Un experto sociólogo curtido en mil batallas, que trabajó en las más importantes campañas del PSOE, entre ellas las que lograron la mayoría absoluta, define la estrategia de Albert Rivera con un título de película: Remando al viento. La espléndida cinta de Gonzalo Suárez, inspirada en la figura de Lord Byron, muestra a un personaje mitad romántico, mitad trágico. Tal parecía ser el líder de C’s, a veces angelical en su oferta de cambio, y otras en pleno drama denunciando una España negra, mal gestionada y pidiendo la retirada de Rajoy. Pero en política lo que hoy es negro mañana es blanco y Rivera lo ha comprendido. «Hay que tener mucha mili», dice un veterano dirigente del PP al definir la situación. O sea, aparentar furibunda oposición y negociar por lo bajo. En esto, Mariano Rajoy es un maestro y Albert Rivera ha sabido coger el guante.
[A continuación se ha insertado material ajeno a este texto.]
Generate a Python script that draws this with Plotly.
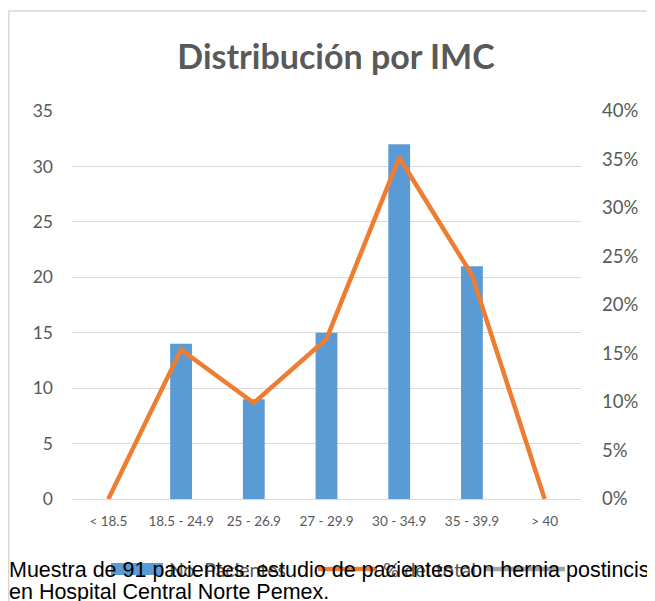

La amenaza de unas nuevas elecciones, con bajo horizonte, y el abandono de los poderes económicos que le respaldaron. Hete aquí el gran dilema y la encrucijada de Albert Rivera, que en sus noches de luna llena soñaba con los Pactos de la Moncloa de la transición. España no está ya para caras bonitas y frases limpias, necesita gestores brillantes y resultados concretos. Este campeón de natación que militó en el PP debía enseñar sus cartas, porque no se puede quedar bien con todo el mundo al mismo tiempo. Puede ser amable, educado y vender un cambio tranquilo, pero los votantes quieren hechos y no dobles varas de medir. Rivera, y sobre todos algunos inteligentes de su entorno, comprobaron que las encuestas empiezan a dar la espalda al molino de viento según convenga. Albert Rivera, como avezado nadador, sincroniza la jugada. De lo contrario, corría el riesgo de ahogarse sin remedio. Sin salir a flote.

En política no se hacen amigos sino aliados. Rajoy y Rivera, que se lanzaron dardos dialécticos en el pasado, necesitan ahora anteponer los intereses de España. «Pareja por derecho y no de hecho», ironiza un experto diputado del PP. Los afectos en la maleta y las reformas en la mesa. El primer paso de esa larga marcha largamente reclamado por Rajoy. Como el uno es andarín y el otro nadador, algo tienen en común: el esfuerzo por la meta, España, vale la pena.